Take that apple of the techie’s eyes, Apple Inc., for instance. From 2009 to 2012, it avoided paying US $44 billion in taxes—including tax on product sales in Australia. Legally, of course.

Let’s say you spend $6 on an apple that cost $1 to produce. The store that sells you that apple has ‘purchased’ the apple from another apple store in Ireland for $5.50, leaving the Australian seller the meager profit of 50 cents (on which to pay tax) and the Irish ‘seller’ the lion’s share of the profit (on which to pay tax). (Of course, that apple never was in Ireland; in fact it was produced in China and shipped directly to Australia.)

Now, why would an apple producer want such a convoluted set up? Because it saves them paying a lot of tax: 12.5% in Ireland vs 35% in the US and 30% in Australia. And the savings add up fast.

Of course, governments collude in allowing this to happen and not surprisingly, lots of global companies take advantage of tax loopholes, including Amazon, General Electric, Google, Hewlett-Packard, IBM, MasterCard, Microsoft and Pfizer pharmaceuticals.
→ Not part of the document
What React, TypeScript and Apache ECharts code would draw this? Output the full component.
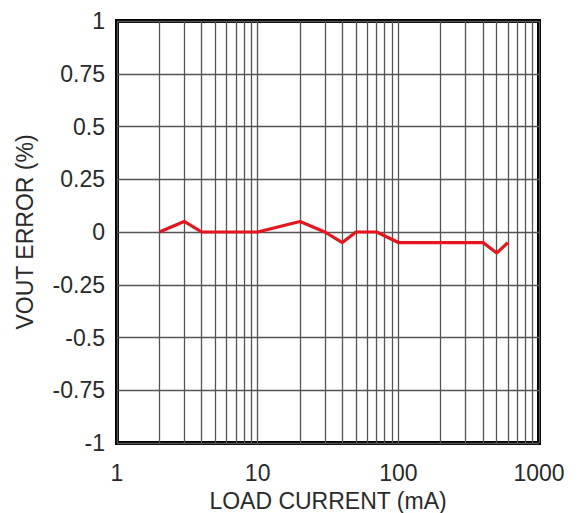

All very confusing, and all very legal. But is it right?

Discussion questions

Where do you draw the line between following the letter of the law and the spirit of the law? Where do you think a corporation should draw that line? Which stakeholder groups do you take into account when deciding where that line is? What, if any, is the relationship between, say, ensuring humane working conditions in overseas suppliers and paying the ‘right’ amount of taxes?